The solitude and idle sitting have become vices and the conditioning of 9 to 5 makes one feel guilty if he/she dares to skip a second. The conscience and self-censorship (Micheal Foucault) will punish us for the sin of wasting time. An alarm goes off with a warning to get back on the track.

In fact, now, collectively as a species, we have become afraid of boredom, as exclaimed by Bertrand Russel in “The Conquest of Happiness”. Instead, the rat race, fueled by corporate lords pushes people into the hedonic treadmill of consumerism to get instant doses of dopamine.

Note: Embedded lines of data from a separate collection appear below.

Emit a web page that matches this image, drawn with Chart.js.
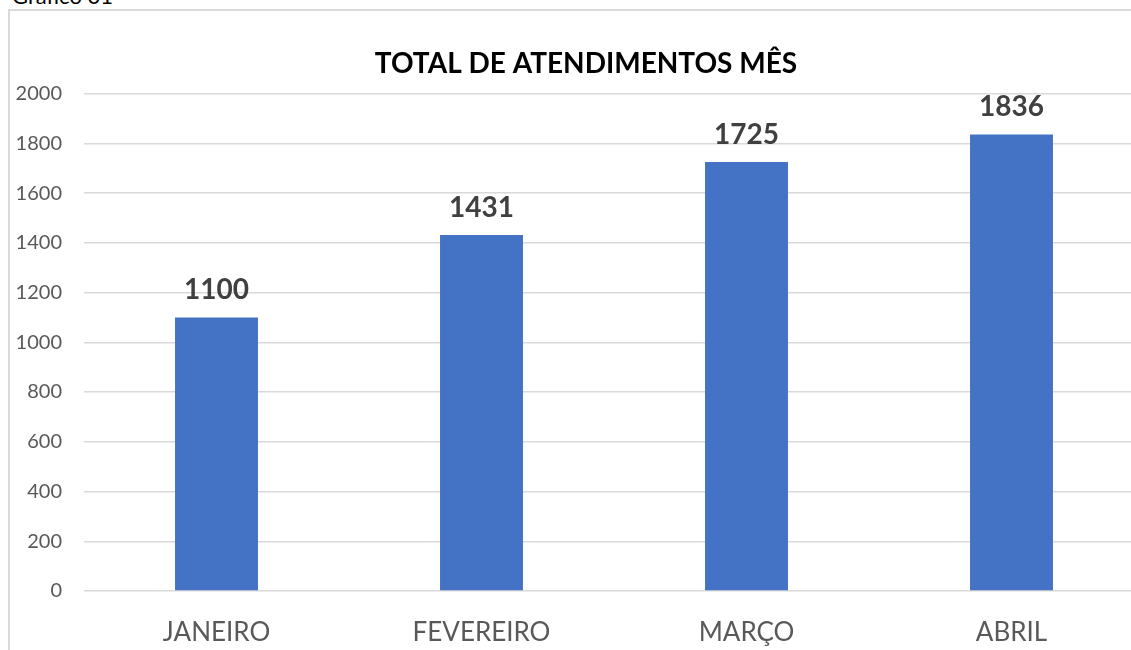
<!DOCTYPE html>
<html>
<head>
<meta charset="utf-8">
<script src="https://cdn.jsdelivr.net/npm/chart.js@4/dist/chart.umd.min.js"></script>
<style>
  html, body { margin: 0; padding: 0; background: #fff; overflow: hidden; width: 1131px; height: 650px; }
  #cap { position: absolute; left: 12px; top: -15px; font: 22px/1 Lato, sans-serif; color: #000; }
  #frame { position: absolute; left: 8px; top: 9px; width: 1200px; height: 700px; border: 2px solid #d9d9d9; pointer-events: none; }
  #myChart { position: absolute; left: 0; top: 0; }
</style>
</head>
<body>
<div id="cap">Gráfico 01</div>
<div id="frame"></div>
<canvas id="myChart" width="1160" height="660"></canvas>
<script>
var meses = ["JANEIRO", "FEVEREIRO", "MARÇO", "ABRIL"];
var atendimentos = [1100, 1431, 1725, 1836];
var yTicks = [0, 200, 400, 600, 800, 1000, 1200, 1400, 1600, 1800, 2000];

// rotulos em cima das barras
var rotulos = {
	id: "rotulos",
	afterDatasetsDraw: function (chart) {
		var ctx = chart.ctx;
		var meta = chart.getDatasetMeta(0);
		ctx.save();
		ctx.font = "bold 28px Lato, sans-serif";
		ctx.fillStyle = "#404040";
		ctx.textAlign = "center";
		ctx.textBaseline = "middle";
		meta.data.forEach(function (bar, i) {
			ctx.fillText(atendimentos[i], bar.x, bar.y - 27);
		});
		ctx.restore();
	}
};

new Chart("myChart", {
	type: "bar",
	data: {
		labels: meses,
		datasets: [{
			data: atendimentos,
			backgroundColor: "#4472C4",
			categoryPercentage: 1,
			barPercentage: 0.313
		}]
	},
	options: {
		responsive: false,
		animation: false,
		layout: { padding: { left: 12, right: 0, top: 0, bottom: 0 } },
		plugins: {
			legend: { display: false },
			tooltip: { enabled: false },
			title: {
				display: true,
				text: "TOTAL DE ATENDIMENTOS MÊS",
				color: "#000",
				font: { family: "Lato, sans-serif", size: 28, weight: "bold" },
				padding: { top: 47, bottom: 13 }
			}
		},
		scales: {
			y: {
				min: 0,
				max: 2000,
				afterBuildTicks: function (scale) {
					scale.ticks = yTicks.map(function (v) { return { value: v }; });
				},
				afterFit: function (scale) { scale.width = 72; },
				border: { display: false },
				grid: { color: "#d9d9d9", lineWidth: 1.5, drawTicks: false },
				ticks: {
					padding: 22,
					color: "#595959",
					font: { family: "Lato, sans-serif", size: 20 },
					callback: function (v) { return String(v); }
				}
			},
			// eixo vazio so para reservar espaco a direita
			y2: {
				position: "right",
				afterFit: function (scale) { scale.width = 16; },
				border: { display: false },
				grid: { display: false, drawTicks: false },
				ticks: { display: false }
			},
			x: {
				afterFit: function (scale) { scale.height = 69; },
				border: { display: false },
				grid: { display: false, drawTicks: false },
				ticks: {
					padding: 26,
					color: "#595959",
					font: { family: "Lato, sans-serif", size: 26 }
				}
			}
		}
	},
	plugins: [rotulos]
});
</script>
</body>
</html>
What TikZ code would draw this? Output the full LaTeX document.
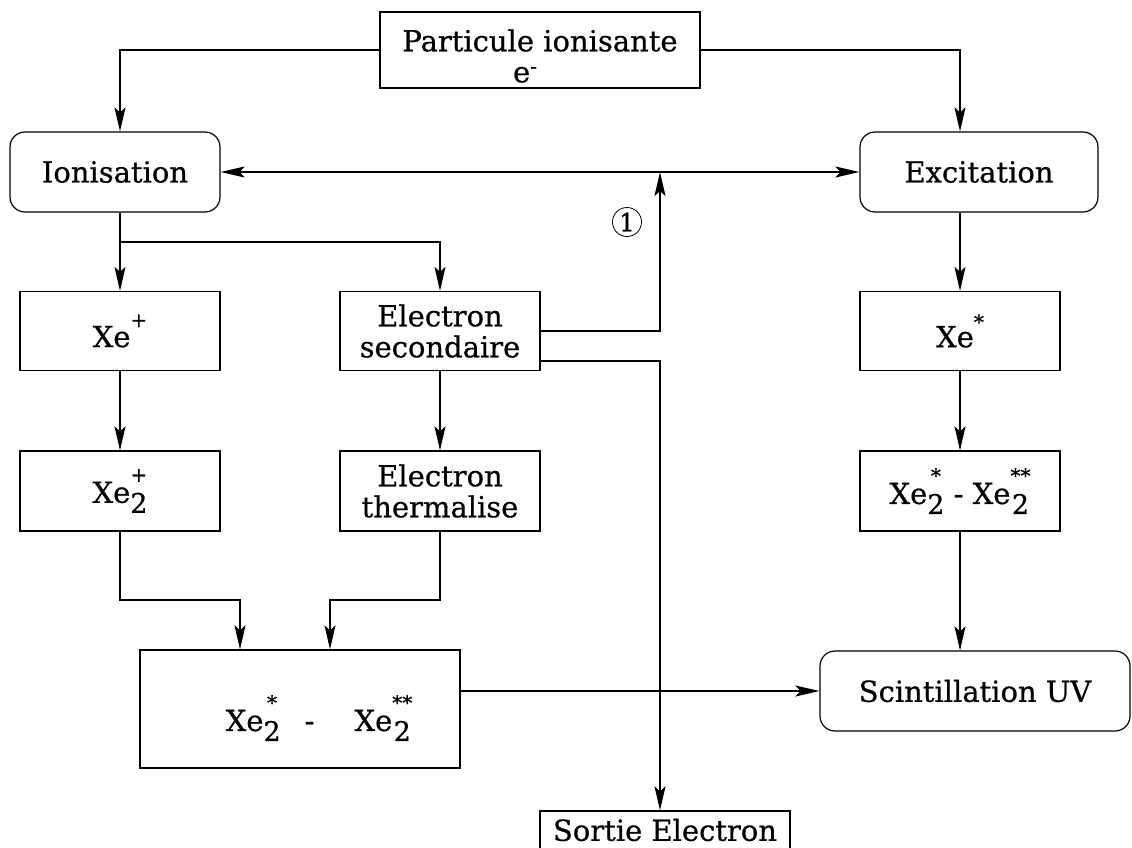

Our busyness which often is forced distracts us from living and solving “Bigger problems of life”. Because only we are conscious of our existence and its drama, it naturally becomes our part-time job if not a full one to solve it. Erich Fromm wrote in “Man for Himself” that man is the only animal for whom his existence is a problem that he has to solve and from which he cannot escape. Only boredom and the process of it all give us a mediocre chance to solve a few existential questions in our life and at the least give us a defining philosophy to live according to his own terms.

That’s why Kierkegaard offers the virtue of “idleness” and Adam Phillips gives his notion of “Fertile Solitude” as necessary for life. It can spur creativity, and mindfulness and unlock profound questions. This is denied to people nowadays.

Walter Benjamin (Illuminations) calls out our allergy to boredom as a particularly perilous affliction of the Information Age. The consequence of it is best put by Bertrand Russell—

“A generation that cannot endure boredom will be a generation in whom every vital impulse slowly withers, as though they were cut flowers in a vase.” No wonder, Ralph Linton laments that all cultural advance derives from the human capacity for being bored.

Boredom offers a tiny space for reflection, and rejuvenation if one can embrace it. Without any pause, the constant stimulations will break us down and we won’t question the same old stuff we have been doing again and again without any reason simply for the sake of it. (Sisyphus Existence) Knowing this, Jews curse someone if they want to with the line—“May you never be bored.”

Boredom, then, needs a closer embrace and we have to put up with it and not treat it as a biblical sin. Boredom is a perfect prequel to new things in our life. It represents our desire to “create” and seek newness and weird things. Kierkegaard says—“The gods were bored; therefore they created human beings.” See, gods are no exception to boredom and humans have come out of it.

Hence, dear Sapiens, surrender to boredom.